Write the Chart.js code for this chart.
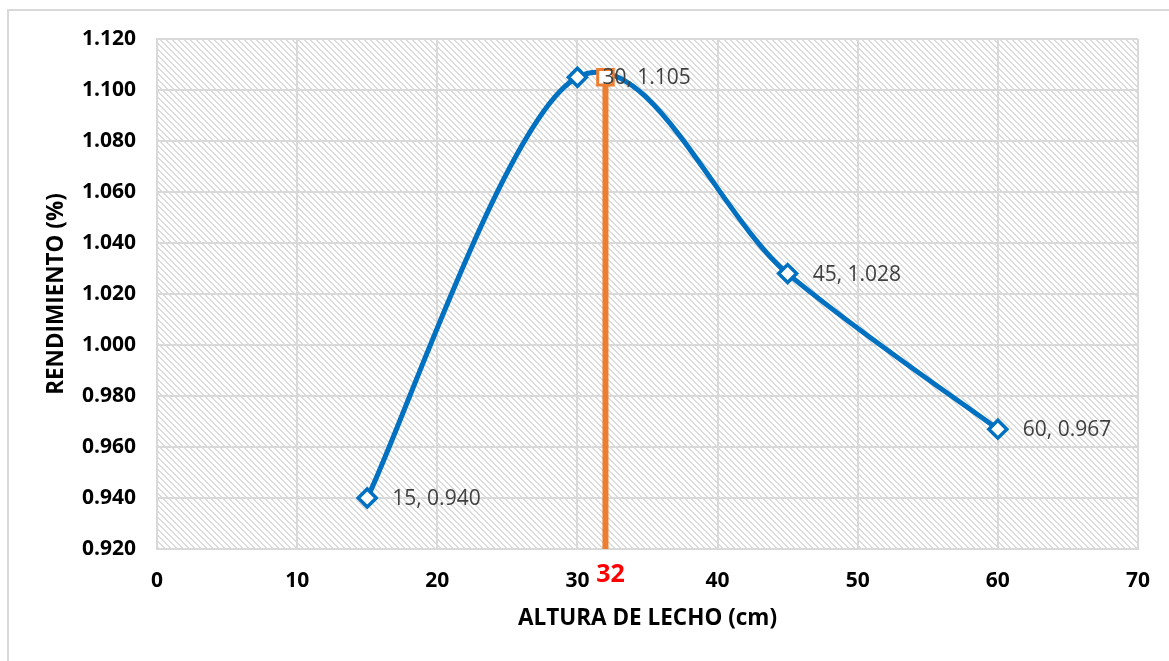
<!DOCTYPE html>
<html>
<head>
<meta charset="utf-8">
<title>Rendimiento vs altura de lecho</title>
<script src="https://cdn.jsdelivr.net/npm/chart.js@4/dist/chart.umd.min.js"></script>
<style>
  html, body { margin: 0; padding: 0; background: #ffffff; }
  #wrap { position: relative; width: 1169px; height: 661px; overflow: hidden; }
  #frame { position: absolute; left: 7px; top: 9px; width: 1180px; height: 720px;
           border: 2px solid #d9d9d9; box-sizing: border-box; }
  #c { position: absolute; left: 0; top: 0; }
</style>
</head>
<body>
<div id="wrap">
  <div id="frame"></div>
  <canvas id="c" width="1169" height="661"></canvas>
</div>
<script>
// Measured bed heights (cm) and the resulting yield
const alturas = [15, 30, 45, 60];
const rendimientos = [0.940, 1.105, 1.028, 0.967];

// Chosen optimum bed height, marked with a vertical line
const alturaOptima = 32;
const rendimientoOptimo = 1.105;

// Axis ticks
const xTickValues = [0, 10, 20, 30, 40, 50, 60, 70];
const yTickValues = [0.920, 0.940, 0.960, 0.980, 1.000, 1.020, 1.040, 1.060, 1.080, 1.100, 1.120];

const FONT = "'Open Sans', 'Liberation Sans', sans-serif";
const BLUE = '#0070C0';
const ORANGE = '#ED7D31';
const GRID = '#d9d9d9';

// Diagonal hatch used for the plot background
function makeHatch(ctx) {
  const tile = document.createElement('canvas');
  tile.width = 6; tile.height = 6;
  const t = tile.getContext('2d');
  t.fillStyle = '#ffffff';
  t.fillRect(0, 0, 6, 6);
  t.fillStyle = '#dcdcdc';
  for (let i = 0; i < 6; i++) {
    t.fillRect(i, i, 1, 1);
    t.fillRect((i + 1) % 6, i, 1, 1);
  }
  return ctx.createPattern(tile, 'repeat');
}

const hatchBackground = {
  id: 'hatchBackground',
  beforeDraw(chart) {
    const { ctx, chartArea: a } = chart;
    ctx.save();
    ctx.fillStyle = makeHatch(ctx);
    ctx.fillRect(a.left, a.top, a.right - a.left, a.bottom - a.top);
    ctx.restore();
  }
};

// Smoothed-line control points in the classic spreadsheet style:
// each tangent is one sixth of the chord between the neighbouring points.
const sixthSmoothing = {
  id: 'sixthSmoothing',
  beforeDatasetDraw(chart, args) {
    const meta = args.meta;
    if (!meta.dataset || !meta.dataset.options.tension) return;
    const line = meta.dataset;
    line.updateControlPoints(chart.chartArea, meta.iScale.axis);
    const pts = line.points;
    const n = pts.length;
    for (let i = 0; i < n; i++) {
      const prev = pts[Math.max(i - 1, 0)];
      const next = pts[Math.min(i + 1, n - 1)];
      const dx = (next.x - prev.x) / 6;
      const dy = (next.y - prev.y) / 6;
      pts[i].cp1x = pts[i].x - dx;
      pts[i].cp1y = pts[i].y - dy;
      pts[i].cp2x = pts[i].x + dx;
      pts[i].cp2y = pts[i].y + dy;
    }
    line._path = undefined;
  }
};

// Value labels next to each point and the optimum label under the axis
const valueLabels = {
  id: 'valueLabels',
  afterDatasetsDraw(chart) {
    const { ctx, scales: { x, y } } = chart;
    ctx.save();
    ctx.font = '21px ' + FONT;
    ctx.fillStyle = '#404040';
    ctx.textAlign = 'left';
    ctx.textBaseline = 'middle';
    alturas.forEach((a, i) => {
      const px = x.getPixelForValue(a);
      const py = y.getPixelForValue(rendimientos[i]);
      ctx.fillText(a + ', ' + rendimientos[i].toFixed(3), px + 25, py + 1);
    });
    ctx.font = 'bold 25px ' + FONT;
    ctx.fillStyle = '#ff0000';
    ctx.textAlign = 'center';
    ctx.fillText(String(alturaOptima), x.getPixelForValue(alturaOptima) + 5, y.bottom + 26);
    ctx.restore();
  }
};

new Chart(document.getElementById('c'), {
  type: 'line',
  data: {
    datasets: [
      {
        label: 'Rendimiento',
        data: alturas.map((a, i) => ({ x: a, y: rendimientos[i] })),
        tension: 0.4,
        fill: false,
        borderColor: BLUE,
        borderWidth: 5,
        pointStyle: 'rectRot',
        pointRadius: 9,
        pointBorderWidth: 3.5,
        pointBorderColor: BLUE,
        pointBackgroundColor: '#ffffff',
        order: 2
      },
      {
        label: 'Óptimo',
        data: [{ x: alturaOptima, y: yTickValues[0] }, { x: alturaOptima, y: rendimientoOptimo }],
        tension: 0,
        fill: false,
        borderColor: ORANGE,
        borderWidth: 6,
        pointStyle: 'rect',
        pointRadius: [0, 11],
        pointBorderWidth: 3,
        pointBorderColor: ORANGE,
        pointBackgroundColor: '#ffffff',
        order: 1
      }
    ]
  },
  options: {
    responsive: false,
    animation: false,
    events: [],
    layout: { padding: { left: 0, right: 30, top: 39, bottom: 0 } },
    plugins: { legend: { display: false }, tooltip: { enabled: false } },
    scales: {
      x: {
        type: 'linear',
        min: xTickValues[0],
        max: xTickValues[xTickValues.length - 1],
        afterBuildTicks(s) { s.ticks = xTickValues.map(v => ({ value: v })); },
        afterFit(s) { s.height = 112; },
        grid: { color: GRID, lineWidth: 2, drawTicks: false },
        border: { color: GRID, width: 2 },
        ticks: { color: '#000000', padding: 19, font: { family: FONT, size: 21, weight: 'bold' },
                 callback: v => String(v) },
        title: { display: true, text: 'ALTURA DE LECHO (cm)', color: '#000000',
                 font: { family: FONT, size: 22.5, weight: 'bold' }, padding: { top: 0, bottom: 28.5 } }
      },
      y: {
        type: 'linear',
        min: yTickValues[0],
        max: yTickValues[yTickValues.length - 1],
        afterBuildTicks(s) { s.ticks = yTickValues.map(v => ({ value: v })); },
        afterFit(s) { s.width = 157; },
        grid: { color: GRID, lineWidth: 2, drawTicks: false },
        border: { color: GRID, width: 2 },
        ticks: { color: '#000000', padding: 21, font: { family: FONT, size: 21, weight: 'bold' },
                 callback: v => Number(v).toFixed(3) },
        title: { display: true, text: 'RENDIMIENTO (%)', color: '#000000',
                 font: { family: FONT, size: 22.5, weight: 'bold' }, padding: { top: 43, bottom: 0 } }
      }
    }
  },
  plugins: [hatchBackground, sixthSmoothing, valueLabels]
});
</script>
</body>
</html>
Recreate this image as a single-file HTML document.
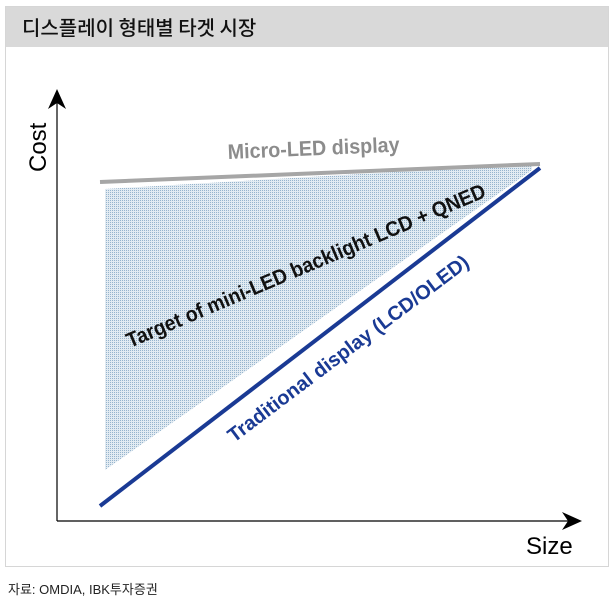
<!DOCTYPE html>
<html><head><meta charset="utf-8"><style>
body{margin:0;background:#fff;width:615px;height:600px;overflow:hidden;font-family:"Liberation Sans","Noto Sans CJK KR",sans-serif}
</style></head><body>
<svg width="615" height="600" xmlns="http://www.w3.org/2000/svg">
<defs>
<pattern id="dots" width="2" height="2" patternUnits="userSpaceOnUse">
<rect width="2" height="2" fill="#e2ebf2"/>
<rect width="1" height="1" fill="#96b4cd"/>
</pattern>
</defs>
<rect x="5.5" y="6.5" width="603" height="560" fill="#fff" stroke="#d6d6d6"/>
<rect x="6" y="7" width="602" height="40" fill="#d9d9d9"/>
<text x="22" y="35" font-size="20" fill="#111" font-family="'Noto Sans CJK KR',sans-serif" font-weight="500">디스플레이 형태별 타겟 시장</text>
<polygon points="105,189 105,470 532,170 532,164" fill="url(#dots)"/>
<line x1="100" y1="182" x2="540" y2="164" stroke="#a6a6a6" stroke-width="4"/>
<line x1="100" y1="506" x2="540" y2="168" stroke="#1a3a94" stroke-width="4"/>
<line x1="57" y1="521" x2="57" y2="100" stroke="#000" stroke-width="1.2"/>
<polygon points="57,89 48,109 57,103 66,109" fill="#000"/>
<line x1="57" y1="521" x2="570" y2="521" stroke="#000" stroke-width="1.2"/>
<polygon points="582,521 562,512 568,521 562,530" fill="#000"/>
<text transform="translate(46,172) rotate(-90)" font-size="24" fill="#000">Cost</text>
<text x="526" y="554" font-size="24" fill="#000">Size</text>
<text transform="translate(228,159) rotate(-2.5)" font-size="21" font-weight="bold" fill="#8c8c8c" textLength="172" lengthAdjust="spacingAndGlyphs">Micro-LED display</text>
<text transform="translate(130,348) rotate(-23)" font-size="21" font-weight="bold" fill="#111" textLength="388" lengthAdjust="spacingAndGlyphs">Target of mini-LED backlight LCD + QNED</text>
<text transform="translate(234,443) rotate(-37)" font-size="20" font-weight="bold" fill="#1a3a94" textLength="296" lengthAdjust="spacingAndGlyphs">Traditional display (LCD/OLED)</text>
<text x="8" y="594" font-size="13" fill="#222">자료: OMDIA, IBK투자증권</text>
</svg>
</body></html>
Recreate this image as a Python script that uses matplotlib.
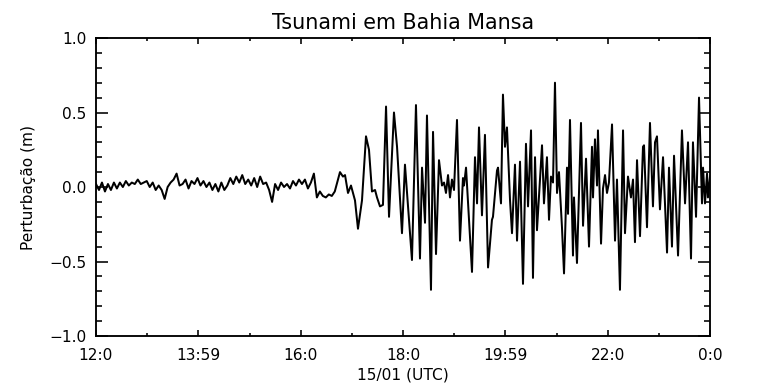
import numpy as np
import matplotlib
matplotlib.use("Agg")
import matplotlib.pyplot as plt
from matplotlib.ticker import MultipleLocator, FixedLocator

# quiet part before the tsunami arrives: one reading every 3.5 min from 12:00
quiet_step = 3.5
quiet_vals = [
    0.02, -0.02, 0.03, -0.03, 0.02, -0.02, 0.03, -0.01,
    0.03, 0.00, 0.04, 0.01, 0.03, 0.02, 0.05, 0.02, 0.03,
    0.04, 0.00, 0.03, -0.02, 0.01,
    -0.02, -0.08, 0.00,
    0.03, 0.05, 0.09, 0.01,
    0.02, 0.05, -0.01, 0.04, 0.02, 0.06, 0.01, 0.04,
    0.00, 0.03, -0.02, 0.02, -0.03, 0.03, -0.02, 0.01,
    0.06, 0.02, 0.07, 0.03, 0.08, 0.02, 0.05,
    0.01, 0.06, 0.00, 0.07, 0.02, 0.03, -0.02,
    -0.10,
    0.02, -0.02, 0.03, 0.00, 0.02, -0.01, 0.04, 0.01, 0.05,
    0.02, 0.05, -0.01, 0.03, 0.09, -0.07, -0.03, -0.06, -0.07, -0.05, -0.06, -0.03,
]

# tsunami part: minutes after 12:00 UTC and perturbation (m)
wave_min = [
    286.1, 289.6, 292.0, 295.5, 299.0, 303.7, 307.2, 311.9, 316.6, 320.1,
    323.6, 327.2, 329.5, 333.0, 336.5, 340.1, 343.6, 349.4, 353.0, 358.8,
    362.3, 370.5, 375.2, 379.9, 382.3, 385.8, 388.1, 392.8, 395.2, 398.7,
    402.2, 405.7, 408.1, 410.4, 412.8, 415.1, 417.4, 419.8, 423.3, 426.8,
    430.3, 431.5, 433.9, 440.9, 444.4, 446.8, 449.1, 452.6, 456.1, 459.7,
    464.3, 465.5, 470.2, 471.4, 474.9, 477.2, 479.6, 481.9, 485.5, 487.8,
    491.3, 493.7, 497.2, 500.7, 504.2, 506.6, 510.1, 512.4, 514.8, 517.1,
    523.0, 525.3, 528.8, 531.2, 533.5, 535.9, 538.2, 540.6, 542.9, 546.4,
    548.8, 552.3, 553.5, 555.8, 559.3, 560.5, 564.0, 568.7, 571.1, 574.6,
    578.1, 581.6, 582.8, 585.1, 587.5, 588.6, 592.2, 594.5, 596.9, 599.2,
    601.5, 605.1, 608.6, 610.9, 614.4, 618.0, 620.3, 623.8, 627.3, 629.7,
    632.0, 634.4, 637.9, 641.4, 642.6, 646.1, 649.6, 653.1, 655.5, 657.8,
    661.3, 664.9, 669.6, 671.9, 675.4, 677.8, 682.5, 687.1, 690.7, 694.2,
    697.7, 700.0, 703.6, 707.1, 710.6, 711.8, 714.1, 716.5, 717.6, 720.0,
]
wave_vals = [
    0.10, 0.07, 0.08, -0.04, 0.01, -0.09, -0.28, -0.09, 0.34, 0.25,
    -0.03, -0.02, -0.07, -0.13, -0.12, 0.54, -0.20, 0.50, 0.27, -0.31,
    0.15, -0.49, 0.55, -0.48, 0.13, -0.24, 0.48, -0.69, 0.37, -0.45,
    0.18, 0.01, 0.03, -0.04, 0.08, -0.07, 0.05, -0.02, 0.45, -0.36,
    0.06, 0.01, 0.13, -0.57, 0.20, -0.11, 0.40, -0.19, 0.35, -0.54,
    -0.22, -0.20, 0.11, 0.13, -0.11, 0.62, 0.27, 0.40, -0.09, -0.31,
    0.15, -0.36, 0.17, -0.65, 0.29, -0.13, 0.38, -0.61, 0.20, -0.29,
    0.28, -0.11, 0.20, -0.22, 0.07, 0.03, 0.70, -0.04, 0.10, -0.27,
    -0.58, 0.13, -0.18, 0.45, -0.46, -0.07, -0.51, 0.43, -0.26, 0.19,
    -0.40, 0.27, -0.07, 0.32, 0.01, 0.38, -0.38, -0.01, 0.08, -0.04,
    0.03, 0.42, -0.36, 0.05, -0.69, 0.38, -0.31, 0.07, -0.07, 0.05,
    -0.37, 0.18, -0.33, 0.27, 0.28, -0.27, 0.43, -0.13, 0.30, 0.34,
    -0.15, 0.20, -0.44, 0.13, -0.40, 0.21, -0.46, 0.38, -0.11, 0.30,
    -0.48, 0.30, -0.20, 0.60, -0.11, 0.13, -0.11, 0.09, -0.07, 0.07,
]

xtick_min = [0, 120, 240, 360, 480, 600, 720]
xtick_labels = ["12:0", "13:59", "16:0", "18:0", "19:59", "22:0", "0:0"]

quiet_min = np.arange(len(quiet_vals)) * quiet_step
t = np.concatenate([quiet_min, wave_min])
y = np.concatenate([quiet_vals, wave_vals])

fig = plt.figure(figsize=(8, 4), dpi=96)
ax = fig.add_axes([0.125, 0.125, 0.7995, 0.776])
ax.plot(t, y, color="black", lw=1.5, solid_joinstyle="round")

ax.set_xlim(0, 720)
ax.set_ylim(-1.0, 1.0)
ax.xaxis.set_major_locator(FixedLocator(xtick_min))
ax.xaxis.set_minor_locator(MultipleLocator(60))
ax.set_xticklabels(xtick_labels)
ax.yaxis.set_major_locator(MultipleLocator(0.5))
ax.yaxis.set_minor_locator(MultipleLocator(0.1))

ax.tick_params(axis="both", which="both", direction="in", top=True, right=True,
               width=1.2, labelsize=11.5, pad=7)
ax.tick_params(axis="y", which="major", length=9)
ax.tick_params(axis="y", which="minor", length=4.5)
ax.tick_params(axis="x", which="major", length=4.5, pad=9)
ax.tick_params(axis="x", which="minor", length=2.2)
for s in ax.spines.values():
    s.set_linewidth(1.4)

ax.set_title("Tsunami em Bahia Mansa", fontsize=15.5, pad=7)
ax.set_xlabel("15/01 (UTC)", fontsize=11.5, labelpad=3)
ax.set_ylabel("Perturbação (m)", fontsize=11.5, labelpad=10)

fig.savefig("out.png", dpi=96)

_ _ _ _ _ _ _

PROBLEM REQUIREMENTS: Set down the records above word for word, from the first line through the line containing "const GRID = '#d9d9d9';", both included; leave out the pictures.

TASK RESULT:
Write the Chart.js code for this chart.
<!DOCTYPE html>
<html>
<head>
<meta charset="utf-8">
<title>Rendimiento vs altura de lecho</title>
<script src="https://cdn.jsdelivr.net/npm/chart.js@4/dist/chart.umd.min.js"></script>
<style>
  html, body { margin: 0; padding: 0; background: #ffffff; }
  #wrap { position: relative; width: 1169px; height: 661px; overflow: hidden; }
  #frame { position: absolute; left: 7px; top: 9px; width: 1180px; height: 720px;
           border: 2px solid #d9d9d9; box-sizing: border-box; }
  #c { position: absolute; left: 0; top: 0; }
</style>
</head>
<body>
<div id="wrap">
  <div id="frame"></div>
  <canvas id="c" width="1169" height="661"></canvas>
</div>
<script>
// Measured bed heights (cm) and the resulting yield
const alturas = [15, 30, 45, 60];
const rendimientos = [0.940, 1.105, 1.028, 0.967];

// Chosen optimum bed height, marked with a vertical line
const alturaOptima = 32;
const rendimientoOptimo = 1.105;

// Axis ticks
const xTickValues = [0, 10, 20, 30, 40, 50, 60, 70];
const yTickValues = [0.920, 0.940, 0.960, 0.980, 1.000, 1.020, 1.040, 1.060, 1.080, 1.100, 1.120];

const FONT = "'Open Sans', 'Liberation Sans', sans-serif";
const BLUE = '#0070C0';
const ORANGE = '#ED7D31';
const GRID = '#d9d9d9';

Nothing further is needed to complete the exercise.